Dr Jill Miller, Research Adviser at the CIPD, believes that, for some people, ‘pulling a sickie’ isn’t just a day off under false pretences but a signpost for more significant issues. 

It’s likely that some unexplained absences may be due to mental health issues that employees may not feel comfortable telling their employer about.

 Miller concludes: “On Monday, instead of going into work and assuming every employee who doesn’t do the same is pulling a sickie, let it be a prompt to check whether you are providing enough flexibility for employees.”

5) Looking for a new job 

It has been claimed that many employees shirk work at the start of February because they are attending a job interview.

After using the Christmas holidays as an opportunity to re-evaluate their life and think about their job prospects, workers who are unhappy with their role often spend January considering their next move and then begin the interviewing process for new jobs in February.

Worst excuses given for absence

Needing to arrange a birthday party for a dog and not having any clean trousers were among the worst excuses given for absence from work last year.

That’s according to employment law experts ELAS, who have compiled the most spectacular excuses heard by bosses in order to celebrate this year’s National Sickie Day.

Among the worst excuses heard by bosses last year were employees claiming the dog ate their shoes, they were too drunk to drive and that they could not make it to work because they had been arrested.

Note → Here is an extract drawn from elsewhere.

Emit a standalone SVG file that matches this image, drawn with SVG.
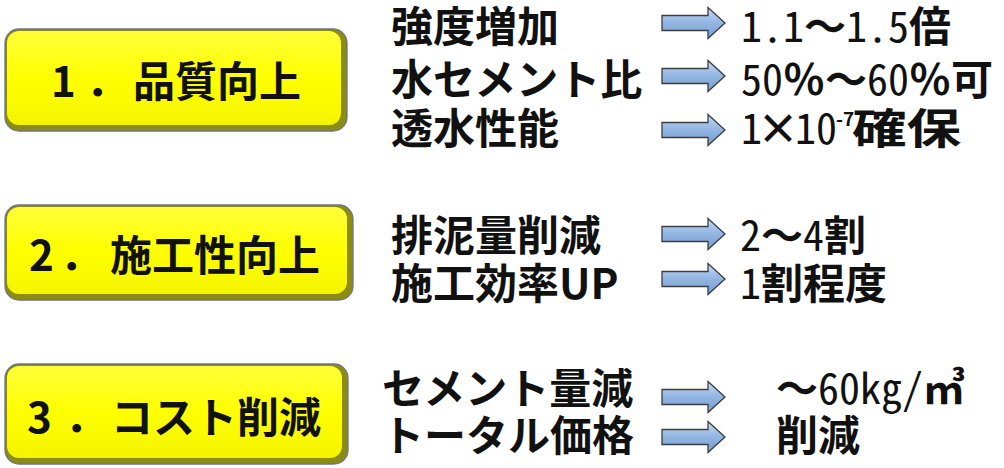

One even claimed they needed to arrange a birthday party for their dog, while another said their only pair of work trousers was in the wash.

2015’s most outrageous excuses included an employee claiming they had locked themselves in their bathroom, and a worker from Glasgow saying they missed their stop and could not get off the train until they reached London.

“These excuses might sound weird and wonderful but they are all genuine reasons we have from our clients over the last year,” said Emma O’Leary, at ELAS.

The good news, however, is that while the number of people suspected of calling in sick continues to grow, the actual number of days they are taking off work is falling, as the faltering economy prompts managers to address problems of absenteeism more effectively.